Day 204...WHAT was I thinking?!?...

I am a "night owl". If I had my way, I'd stay up til 2AM and sleep until 11AM...that is what I did for years in college and as a "newlywed". That all ended 12 years ago when I had my first child. I'm still NOT a morning person. I still stay up late. I NEVER get to sleep in. I feel like I'm sleeping in if I wake up at 7:30 or 8AM. Today my eyes opened and the clock said 10:15AM! What?!? That's crazy! What happened?!? Then the haze started to lift and it became clear. When I turned over...it hurt. My shoulders are in a constant state of aching. My butt is KILLING me. My wrists are sore. Most everything hurts. My body is exhausted.

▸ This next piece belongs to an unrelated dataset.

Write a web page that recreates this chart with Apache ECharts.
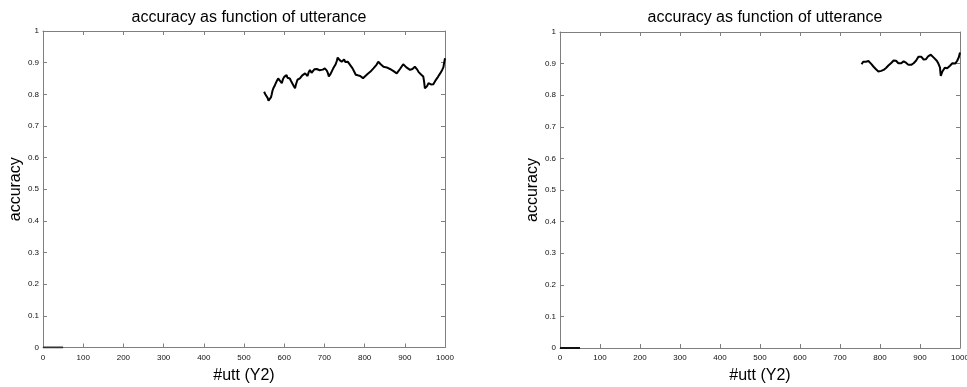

My thought upon stumbling to the kitchen for the breakfast that my husband cooked was..."WHAT WAS I THINKING YESTERDAY?!?" Am I insane? Why do I do this to myself? I know the answers. I was thinking it wouldn't be so bad. I KNEW I could do it. YES...I am crazy. I do this because I WANT to love what I see...and I still don't. I do this because I'm afraid of being fat again. I do this...because as bad as it hurts...as sore as I am...as crappy as I feel...I am stronger body AND soul because of it. If I had to make the choice again...I wouldn't change a thing.